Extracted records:
※ ※ ※
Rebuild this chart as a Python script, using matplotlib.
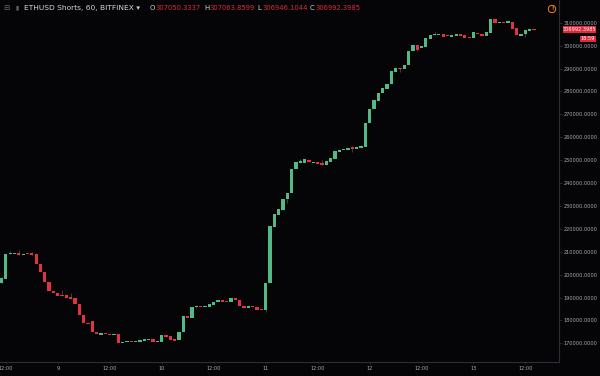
import matplotlib
matplotlib.use("Agg")
import matplotlib.pyplot as plt
from matplotlib.patches import Rectangle, Ellipse

# ---- data (hourly candles, ETHUSD Shorts, 60, BITFINEX) ----
opens = [196200, 198210, 208860, 209200, 209430, 208690, 209130, 209430, 208990, 204630,
         201000, 196900, 192840, 191960, 191090, 190960, 190080, 189650, 187160, 182360,
         179000, 179610, 175070, 173760, 174370, 174190, 173490, 174190, 170000, 170570,
         171140, 170700, 170700, 171140, 171750, 171880, 170440, 170570, 173630, 173190,
         171880, 171440, 175070, 181920, 181180, 185720, 186290, 185720, 185980, 186860,
         188170, 188910, 188470, 188170, 189650, 189040, 186290, 185550, 186290, 185850,
         184980, 184410, 196460, 220920, 226160, 228210, 232880, 235630, 246110, 248870,
         248870, 250040, 248870, 249170, 248870, 247860, 249300, 250610, 253670, 254280,
         254540, 255720, 254980, 255420, 255590, 266200, 272180, 275940, 279170, 281180,
         283100, 288600, 290220, 289780, 291660, 297640, 300390, 298950, 299520, 303010,
         304500, 304630, 305200, 304500, 303760, 304320, 305070, 304630, 303890, 303450,
         305630, 305200, 304320, 305630, 311750, 310000, 310310, 310000, 310310, 307560,
         304320, 304940, 306510, 307050.3337]
closes = [198640, 208860, 209430, 209260, 208690, 209130, 209100, 208690, 204630, 201260,
          196900, 192840, 191960, 190780, 190780, 189910, 189470, 187160, 182230, 179000,
          178560, 174940, 173930, 174370, 173930, 173490, 174060, 170130, 170700, 171140,
          170700, 171140, 171440, 171880, 171800, 170570, 171140, 173630, 172750, 171440,
          171000, 174800, 181920, 181180, 185850, 186290, 185720, 186290, 187160, 188170,
          188780, 188170, 188170, 189650, 188910, 186290, 185550, 186290, 185720, 184670,
          184410, 196460, 221220, 226460, 228520, 233150, 235500, 246110, 249040, 249480,
          250480, 249040, 249170, 248300, 247860, 249610, 250790, 253840, 254540, 254850,
          255280, 254850, 255590, 256030, 266330, 272450, 276250, 279430, 281350, 283230,
          288910, 290220, 289780, 291530, 297640, 300390, 298080, 299830, 303320, 304760,
          305070, 305070, 303890, 304190, 304760, 305070, 304320, 303450, 303450, 305810,
          304940, 304190, 305810, 311750, 310000, 310310, 310000, 310610, 307380, 304500,
          305200, 306810, 307250, 306992.3985]
# visible wick extremes (bar index -> price)
wick_high = {0: 199080, 2: 210310, 4: 210740, 7: 209870, 14: 193270, 16: 191830,
             45: 186720, 69: 250610, 74: 250040, 81: 256160, 83: 256730, 100: 305810,
             123: 307063.8599}
wick_low = {45: 185280, 61: 183800, 66: 231140, 81: 253670, 92: 288600, 96: 297510,
            121: 303760, 123: 306946.1044}

tick_pos = [1, 13, 25, 37, 49, 61, 73, 85, 97, 109, 121]
tick_lab = ["12:00", "9", "12:00", "10", "12:00", "11", "12:00", "12", "12:00", "13", "12:00"]
price_ticks = list(range(170000, 310001, 10000))

last_price = "306992.3985"
countdown = "18:59"
header_name = "ETHUSD Shorts, 60, BITFINEX"
ohlc_vals = ["307050.3337", "307063.8599", "306946.1044", "306992.3985"]

# ---- style ----
BG = "#050507"
GREEN = "#53b987"
RED = "#e33342"
WICK = "#444a58"
AXC = "#2a2e39"
TXT = "#a9acb5"

W, H = 600, 376
fig = plt.figure(figsize=(W / 100, H / 100), dpi=100)
fig.patch.set_facecolor(BG)
ax = fig.add_axes([0, 14 / H, 559 / W, 362 / H])
ax.set_facecolor(BG)

MINB = 450  # minimum drawn body height (about 1 px)
n = len(closes)
for i in range(n):
    o, c = opens[i], closes[i]
    col = GREEN if c >= o else RED
    hi = wick_high.get(i, max(o, c))
    lo = wick_low.get(i, min(o, c))
    if hi > max(o, c) or lo < min(o, c):
        ax.vlines(i, lo, hi, color=WICK, linewidth=0.6, zorder=1)
    h = c - o
    if abs(h) < MINB:
        mid = (o + c) / 2
        ax.bar(i, MINB, bottom=mid - MINB / 2, width=0.76, color=col, linewidth=0,
               zorder=2)
    else:
        ax.bar(i, h, bottom=o, width=0.76, color=col, linewidth=0, zorder=2)

ax.set_xlim(-0.35, 128.75)
ax.set_ylim(161834, 319913)

for s in ["top", "left"]:
    ax.spines[s].set_visible(False)
for s in ["bottom", "right"]:
    ax.spines[s].set_color(AXC)
    ax.spines[s].set_linewidth(0.8)

ax.yaxis.tick_right()
ax.set_yticks(price_ticks)
ax.set_yticklabels([f"{p}.0000" for p in price_ticks])
ax.tick_params(axis="y", length=2.0, width=0.6, color=AXC, pad=1.2,
               labelsize=3.6, labelcolor=TXT)
ax.set_xticks(tick_pos)
ax.set_xticklabels(tick_lab)
ax.tick_params(axis="x", length=1.6, width=0.6, color=AXC, pad=1.5,
               labelsize=3.6, labelcolor=TXT)


def px(x, y):
    return x / W, 1 - y / H


# last price label boxes
fig.patches.append(Rectangle(px(563, 33.3), 33 / W, 7.3 / H, transform=fig.transFigure,
                             facecolor="#e0293b", edgecolor="none"))
fig.text(579.5 / W, 1 - 29.6 / H, last_price, color="white", fontsize=3.6,
         ha="center", va="center")
fig.patches.append(Rectangle(px(580, 42.3), 16 / W, 6.6 / H, transform=fig.transFigure,
                             facecolor="#e0293b", edgecolor="none"))
fig.text(588 / W, 1 - 39 / H, countdown, color="white", fontsize=3.6,
         ha="center", va="center")

# header
HY = 1 - 8.3 / H
fig.text(3 / W, HY, "\u229f", color="#6a6d78", fontsize=5.3, va="center")
fig.text(15 / W, HY, "\u25ae", color="#6a6d78", fontsize=4, va="center")
fig.text(24 / W, HY, header_name + " \u25be", color="#d1d4dc", fontsize=5.4,
         va="center")
labels = ["O", "H", "L", "C"]
xpos = [150, 204, 257, 310]
for lab, x0, v in zip(labels, xpos, ohlc_vals):
    fig.text(x0 / W, HY, lab, color="#d1d4dc", fontsize=5.0, va="center")
    fig.text((x0 + 5.5) / W, HY, v, color="#e0293b", fontsize=4.9, va="center")

# warning icon
fig.patches.append(Ellipse(px(552, 9), 7.4 / W, 7.4 / H, transform=fig.transFigure,
                           facecolor="none", edgecolor="#f57f17", linewidth=0.7))
fig.text(552 / W, 1 - 9 / H, "!", color="#f57f17", fontsize=4, ha="center",
         va="center", fontweight="bold")

fig.savefig("out.png", dpi=100, facecolor=BG)
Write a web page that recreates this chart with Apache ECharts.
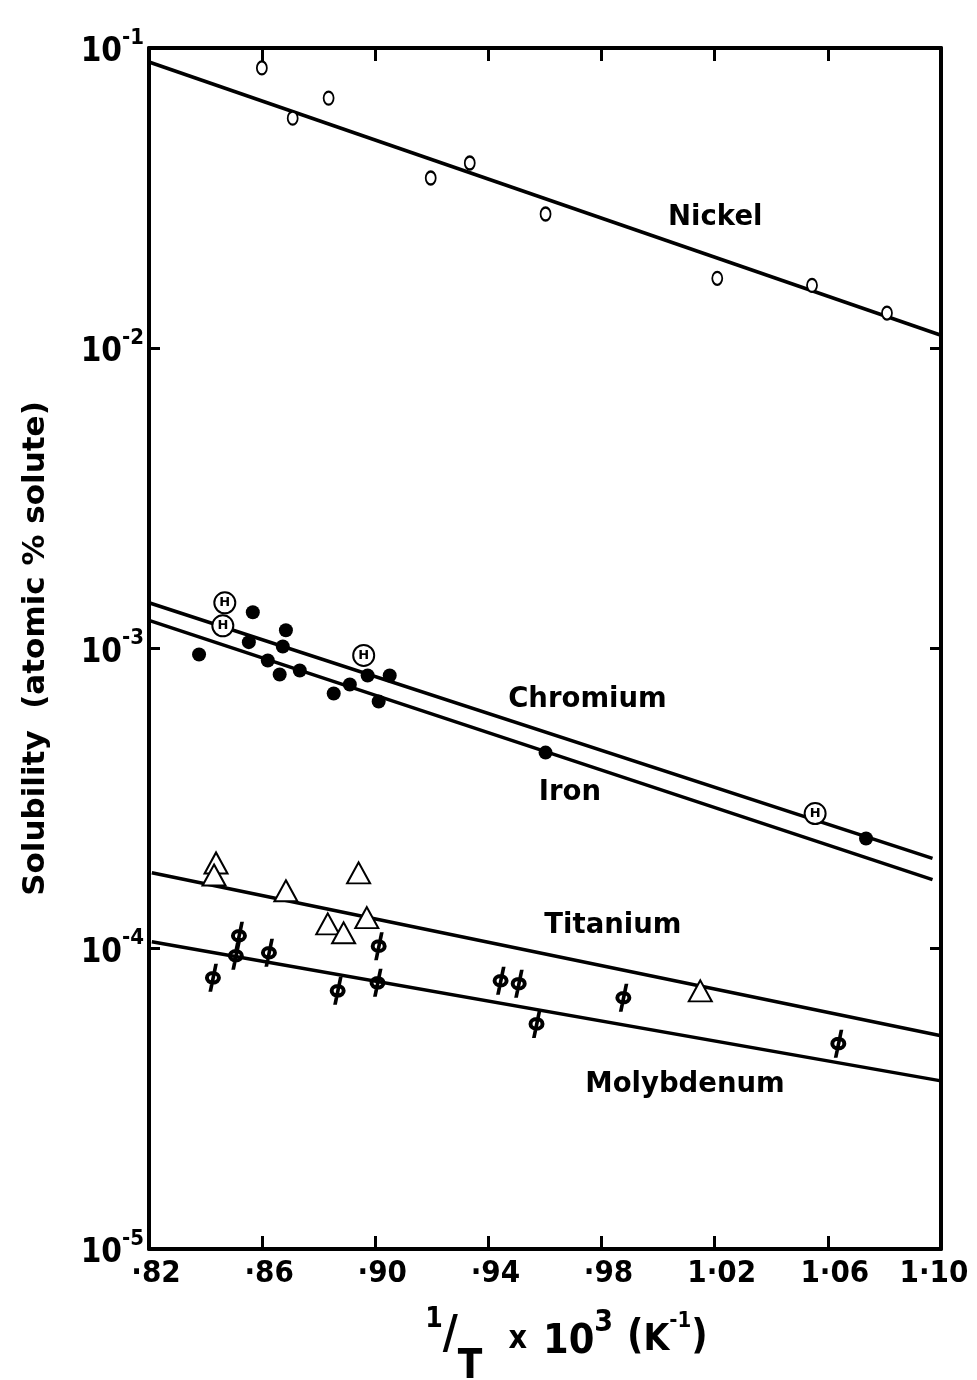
※ ※ ※
## [Work instructions]
Up to and including the line containing "from matplotlib.patches import", repeat every line from the start of the data, but none of the pictures.

## [Response to this exercise]
Rebuild this chart as a Python script, using matplotlib.
import matplotlib
matplotlib.use("Agg")
import matplotlib.pyplot as plt
from matplotlib.patches import Rectangle, Ellipse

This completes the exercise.